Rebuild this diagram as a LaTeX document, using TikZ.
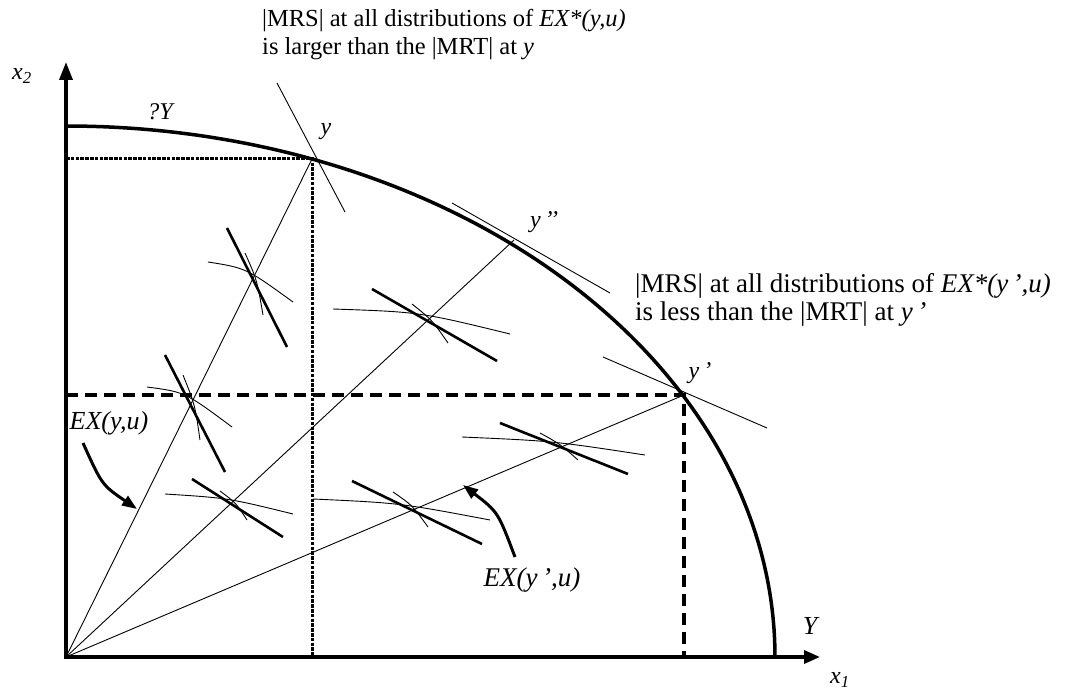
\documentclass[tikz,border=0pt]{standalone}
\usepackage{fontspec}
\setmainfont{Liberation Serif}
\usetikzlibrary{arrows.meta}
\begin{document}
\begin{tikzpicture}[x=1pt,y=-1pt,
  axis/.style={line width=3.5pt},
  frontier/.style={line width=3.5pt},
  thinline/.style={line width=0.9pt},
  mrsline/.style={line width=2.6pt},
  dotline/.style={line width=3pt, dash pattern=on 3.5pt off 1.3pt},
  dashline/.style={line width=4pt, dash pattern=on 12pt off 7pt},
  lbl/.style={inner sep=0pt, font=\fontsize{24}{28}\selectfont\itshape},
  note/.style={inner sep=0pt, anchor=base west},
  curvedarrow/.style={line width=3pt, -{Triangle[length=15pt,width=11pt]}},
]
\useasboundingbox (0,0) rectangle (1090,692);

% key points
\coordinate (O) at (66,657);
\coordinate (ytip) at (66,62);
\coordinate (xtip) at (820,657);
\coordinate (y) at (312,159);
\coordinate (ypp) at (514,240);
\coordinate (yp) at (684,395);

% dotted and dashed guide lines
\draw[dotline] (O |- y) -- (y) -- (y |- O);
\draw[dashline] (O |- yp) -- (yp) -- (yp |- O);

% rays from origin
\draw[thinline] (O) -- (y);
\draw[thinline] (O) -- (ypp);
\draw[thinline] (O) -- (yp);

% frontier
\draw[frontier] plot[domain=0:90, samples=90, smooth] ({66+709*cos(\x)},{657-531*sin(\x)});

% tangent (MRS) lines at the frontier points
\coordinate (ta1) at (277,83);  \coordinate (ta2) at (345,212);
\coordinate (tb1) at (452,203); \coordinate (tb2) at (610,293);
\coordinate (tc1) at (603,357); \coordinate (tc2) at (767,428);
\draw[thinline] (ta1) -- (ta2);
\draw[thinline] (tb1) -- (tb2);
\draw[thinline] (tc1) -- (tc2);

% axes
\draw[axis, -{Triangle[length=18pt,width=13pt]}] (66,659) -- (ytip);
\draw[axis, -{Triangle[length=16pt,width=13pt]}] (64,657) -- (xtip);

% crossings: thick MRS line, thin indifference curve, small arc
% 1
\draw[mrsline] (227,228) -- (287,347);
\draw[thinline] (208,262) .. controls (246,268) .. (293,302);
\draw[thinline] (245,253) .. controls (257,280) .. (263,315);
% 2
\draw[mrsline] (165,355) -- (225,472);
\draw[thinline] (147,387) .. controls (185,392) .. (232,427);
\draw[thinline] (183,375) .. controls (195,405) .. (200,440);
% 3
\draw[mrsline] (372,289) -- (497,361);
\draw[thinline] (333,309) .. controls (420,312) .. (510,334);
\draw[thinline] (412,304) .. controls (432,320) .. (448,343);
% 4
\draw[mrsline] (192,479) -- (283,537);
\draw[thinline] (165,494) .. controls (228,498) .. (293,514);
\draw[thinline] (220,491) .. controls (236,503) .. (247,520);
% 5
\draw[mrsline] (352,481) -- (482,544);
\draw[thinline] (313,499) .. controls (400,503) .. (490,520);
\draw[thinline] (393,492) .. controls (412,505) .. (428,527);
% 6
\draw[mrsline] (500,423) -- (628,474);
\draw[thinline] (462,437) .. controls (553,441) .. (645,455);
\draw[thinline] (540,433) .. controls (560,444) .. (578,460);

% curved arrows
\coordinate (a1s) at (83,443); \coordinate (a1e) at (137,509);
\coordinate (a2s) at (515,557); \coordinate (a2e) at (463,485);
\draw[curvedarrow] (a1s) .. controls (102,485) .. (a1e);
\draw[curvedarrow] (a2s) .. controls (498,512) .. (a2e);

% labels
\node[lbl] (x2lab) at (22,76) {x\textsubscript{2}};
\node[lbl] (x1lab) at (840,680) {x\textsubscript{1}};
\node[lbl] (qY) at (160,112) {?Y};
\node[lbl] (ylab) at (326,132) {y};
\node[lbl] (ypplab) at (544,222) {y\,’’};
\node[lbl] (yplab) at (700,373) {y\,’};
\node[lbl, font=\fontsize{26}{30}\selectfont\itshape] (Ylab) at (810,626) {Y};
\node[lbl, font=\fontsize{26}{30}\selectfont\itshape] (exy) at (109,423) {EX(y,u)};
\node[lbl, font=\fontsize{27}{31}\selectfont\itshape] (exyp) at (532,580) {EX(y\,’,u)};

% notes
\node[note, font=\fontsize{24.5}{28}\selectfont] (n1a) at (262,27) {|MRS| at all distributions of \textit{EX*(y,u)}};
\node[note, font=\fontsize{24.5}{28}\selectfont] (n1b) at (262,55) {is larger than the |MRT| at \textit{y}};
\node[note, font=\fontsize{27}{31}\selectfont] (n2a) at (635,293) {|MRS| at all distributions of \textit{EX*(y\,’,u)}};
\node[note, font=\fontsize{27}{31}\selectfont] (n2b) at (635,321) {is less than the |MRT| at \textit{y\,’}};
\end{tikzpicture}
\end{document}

------------------------------------------------

## WHAT THE TASK REQUIRES
Pictures excluded, repeat exactly the lines from the top of the material through the line with "(64,657) -- (xtip);", including both of those lines.

## REPLY
Rebuild this diagram as a LaTeX document, using TikZ.
\documentclass[tikz,border=0pt]{standalone}
\usepackage{fontspec}
\setmainfont{Liberation Serif}
\usetikzlibrary{arrows.meta}
\begin{document}
\begin{tikzpicture}[x=1pt,y=-1pt,
  axis/.style={line width=3.5pt},
  frontier/.style={line width=3.5pt},
  thinline/.style={line width=0.9pt},
  mrsline/.style={line width=2.6pt},
  dotline/.style={line width=3pt, dash pattern=on 3.5pt off 1.3pt},
  dashline/.style={line width=4pt, dash pattern=on 12pt off 7pt},
  lbl/.style={inner sep=0pt, font=\fontsize{24}{28}\selectfont\itshape},
  note/.style={inner sep=0pt, anchor=base west},
  curvedarrow/.style={line width=3pt, -{Triangle[length=15pt,width=11pt]}},
]
\useasboundingbox (0,0) rectangle (1090,692);

% key points
\coordinate (O) at (66,657);
\coordinate (ytip) at (66,62);
\coordinate (xtip) at (820,657);
\coordinate (y) at (312,159);
\coordinate (ypp) at (514,240);
\coordinate (yp) at (684,395);

% dotted and dashed guide lines
\draw[dotline] (O |- y) -- (y) -- (y |- O);
\draw[dashline] (O |- yp) -- (yp) -- (yp |- O);

% rays from origin
\draw[thinline] (O) -- (y);
\draw[thinline] (O) -- (ypp);
\draw[thinline] (O) -- (yp);

% frontier
\draw[frontier] plot[domain=0:90, samples=90, smooth] ({66+709*cos(\x)},{657-531*sin(\x)});

% tangent (MRS) lines at the frontier points
\coordinate (ta1) at (277,83);  \coordinate (ta2) at (345,212);
\coordinate (tb1) at (452,203); \coordinate (tb2) at (610,293);
\coordinate (tc1) at (603,357); \coordinate (tc2) at (767,428);
\draw[thinline] (ta1) -- (ta2);
\draw[thinline] (tb1) -- (tb2);
\draw[thinline] (tc1) -- (tc2);

% axes
\draw[axis, -{Triangle[length=18pt,width=13pt]}] (66,659) -- (ytip);
\draw[axis, -{Triangle[length=16pt,width=13pt]}] (64,657) -- (xtip);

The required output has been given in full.